Over the weekend I read an article on new ways of thinking about managing your 401K for retirement. And the thesis struck me as quite applicable to the marriage of programmatic TV and the upfront. The writer argued that retirement planning has been fixated for years on trying to make accurate predictions of the future with a few key static numbers.
1. How much money will you need for retirement?
2. At what age do you plan to retire?
3. What do you think will be the average annual return of your portfolio?
These three numbers can be plugged into a simple financial model to determine your annual savings rate. Put away that money into your 401K each year and you’ll achieve your ultimate goal: financial security in retirement.
Then the author argued that most people’s lives and financial goals are not static. Financial requirements and expectations can and do take many turns. Careers go through peaks and troughs. What people want during retirement and when they want to retire can change significantly over the course of a life. Consequently, the goal of retirement planning should be to achieve an accurate planning process, not an accurate forecast. Recalibrating one’s retirement financial model each year based on changing goals and circumstances is more important than reaching a set target 30 years into the future.

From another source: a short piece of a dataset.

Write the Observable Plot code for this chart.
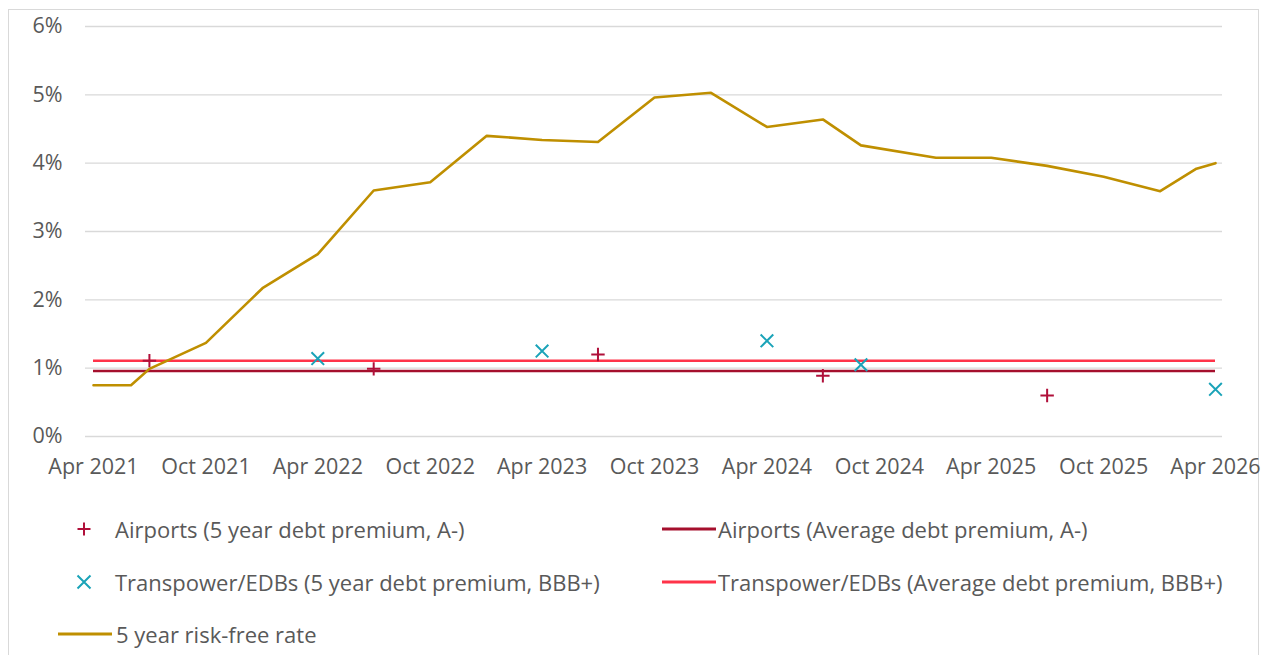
<!DOCTYPE html>
<html>
<head>
<meta charset="utf-8">
<script src="https://cdn.jsdelivr.net/npm/d3@7"></script>
<script src="https://cdn.jsdelivr.net/npm/@observablehq/plot@0.6"></script>
<style>
  body { margin: 0; background: #fff; font-family: "Open Sans", "Liberation Sans", Arial, sans-serif; }
  #wrap { position: relative; width: 1271px; height: 655px; overflow: hidden; }
  #frame { position: absolute; left: 8px; top: 9px; width: 1251px; height: 700px; border: 1px solid #d9d9d9; box-sizing: border-box; }
  #chart { position: absolute; left: 0; top: 0; }
  .leg { position: absolute; font-size: 22px; color: #595959; white-space: nowrap; display: flex; align-items: center; }
  .leg svg { display: block; }
</style>
</head>
<body>
<div id="wrap">
  <div id="frame"></div>
  <div id="chart"></div>
  <div id="legend"></div>
</div>
<script>
// ---- data ----
const rfDates = ["2021-04-01","2021-06-01","2021-07-01","2021-10-01","2022-01-01","2022-04-01","2022-07-01","2022-10-01","2023-01-01","2023-04-01","2023-07-01","2023-10-01","2024-01-01","2024-04-01","2024-07-01","2024-09-01","2025-01-01","2025-04-01","2025-07-01","2025-10-01","2026-01-01","2026-03-01","2026-04-01"];
const rfValues = [0.75,0.75,0.99,1.37,2.17,2.67,3.60,3.72,4.40,4.34,4.31,4.96,5.03,4.53,4.64,4.26,4.08,4.08,3.96,3.80,3.59,3.92,4.00];

const airDates = ["2021-07-01","2022-07-01","2023-07-01","2024-07-01","2025-07-01"];
const airValues = [1.11,0.99,1.20,0.89,0.60];

const tpDates = ["2022-04-01","2023-04-01","2024-04-01","2024-09-01","2026-04-01"];
const tpValues = [1.14,1.25,1.40,1.05,0.69];

const avgSpan = ["2021-04-01","2026-04-01"];
const airAvg = 0.96;
const tpAvg = 1.11;

const yTicks = [0,1,2,3,4,5,6];
const xTickLabels = ["Apr 2021","Oct 2021","Apr 2022","Oct 2022","Apr 2023","Oct 2023","Apr 2024","Oct 2024","Apr 2025","Oct 2025","Apr 2026"];

const seriesNames = [
  "Airports (5 year debt premium, A-)",
  "Airports (Average debt premium, A-)",
  "Transpower/EDBs (5 year debt premium, BBB+)",
  "Transpower/EDBs (Average debt premium, BBB+)",
  "5 year risk-free rate"
];

// ---- colours ----
const C = { gold: "#BF8F00", air: "#B0103A", airAvg: "#A50F2D", tp: "#1AA3B8", tpAvg: "#FF3349", grid: "#d9d9d9", text: "#595959" };

const parse = d3.utcParse("%Y-%m-%d");
const rf = rfDates.map((d, i) => ({ date: parse(d), v: rfValues[i] }));
const air = airDates.map((d, i) => ({ date: parse(d), v: airValues[i] }));
const tp = tpDates.map((d, i) => ({ date: parse(d), v: tpValues[i] }));
const span0 = parse(avgSpan[0]), span1 = parse(avgSpan[1]);
const monthFmt = d3.utcParse("%b %Y");
const xTicks = xTickLabels.map(s => monthFmt(s));

const chart = Plot.plot({
  width: 1271,
  height: 490,
  marginTop: 26,
  marginBottom: 54,
  marginLeft: 85,
  marginRight: 49,
  style: { fontFamily: "'Open Sans', 'Liberation Sans', Arial, sans-serif", fontSize: "21.5px", color: C.text, background: "transparent" },
  x: { type: "utc", domain: [span0, span1], range: [93, 1215] },
  y: { domain: [0, 6] },
  marks: [
    Plot.ruleY(yTicks, { stroke: C.grid, strokeWidth: 1.3 }),
    Plot.axisY({ ticks: yTicks, tickSize: 0, tickPadding: 23, tickFormat: d => d + "%", label: null, fill: C.text }),
    Plot.axisX({ ticks: xTicks, tickSize: 0, tickPadding: 22, tickFormat: d3.utcFormat("%b %Y"), label: null, fill: C.text }),
    Plot.ruleY([tpAvg], { x1: span0, x2: span1, stroke: C.tpAvg, strokeWidth: 2.5 }),
    Plot.ruleY([airAvg], { x1: span0, x2: span1, stroke: C.airAvg, strokeWidth: 2.5 }),
    Plot.line(rf, { x: "date", y: "v", stroke: C.gold, strokeWidth: 2.6 }),
    Plot.dot(air, { x: "date", y: "v", symbol: "plus", r: 4.4, stroke: C.air, strokeWidth: 2 }),
    Plot.dot(tp, { x: "date", y: "v", symbol: "times", r: 5.8, stroke: C.tp, strokeWidth: 2 })
  ]
});
document.getElementById("chart").appendChild(chart);

// ---- legend (HTML) ----
function sym(kind, color) {
  const w = 30, h = 20, s = 6.5;
  let inner = "";
  if (kind === "plus") inner = `<path d="M${w/2-s},${h/2}H${w/2+s}M${w/2},${h/2-s}V${h/2+s}" stroke="${color}" stroke-width="2" fill="none"/>`;
  else inner = `<path d="M${w/2-s},${h/2-s}L${w/2+s},${h/2+s}M${w/2-s},${h/2+s}L${w/2+s},${h/2-s}" stroke="${color}" stroke-width="2" fill="none"/>`;
  return `<svg width="${w}" height="${h}">${inner}</svg>`;
}
function lineSw(color) {
  return `<svg width="54" height="20"><line x1="0" x2="54" y1="10" y2="10" stroke="${color}" stroke-width="3"/></svg>`;
}
const items = [
  { x: 69, y: 529, sw: sym("plus", C.air), label: seriesNames[0], gap: 16 },
  { x: 662, y: 529, sw: lineSw(C.airAvg), label: seriesNames[1], gap: 2 },
  { x: 69, y: 582, sw: sym("times", C.tp), label: seriesNames[2], gap: 16 },
  { x: 662, y: 582, sw: lineSw(C.tpAvg), label: seriesNames[3], gap: 2 },
  { x: 58, y: 634, sw: lineSw(C.gold), label: seriesNames[4], gap: 4 }
];
const leg = document.getElementById("legend");
items.forEach(it => {
  const d = document.createElement("div");
  d.className = "leg";
  d.style.left = it.x + "px";
  d.style.top = (it.y - 15) + "px";
  d.style.height = "30px";
  d.innerHTML = it.sw + `<span style="margin-left:${it.gap}px">${it.label}</span>`;
  leg.appendChild(d);
});
</script>
</body>
</html>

Programmatic TV and the upfront come together not as a method to accurately forecast where Sephora shoppers will be watching in the future; they come together as a structured process of planning, calibrating and adapting based on new data as it comes in. What does this mean for agencies and their clients? A programmatic TV plan can be developed today for February 2016 based on today’s information. But as we go through this year and into next, that plan will change and adapt as it follows the audience’s viewing. It will very likely look different when it ultimately goes into execution. Bravo Daytime may rise from the middle of the plan to the top. Some networks and dayparts may newly appear, while others may even fall off. The key is to anticipate that change is inevitable, and that the journey is more important than the destination.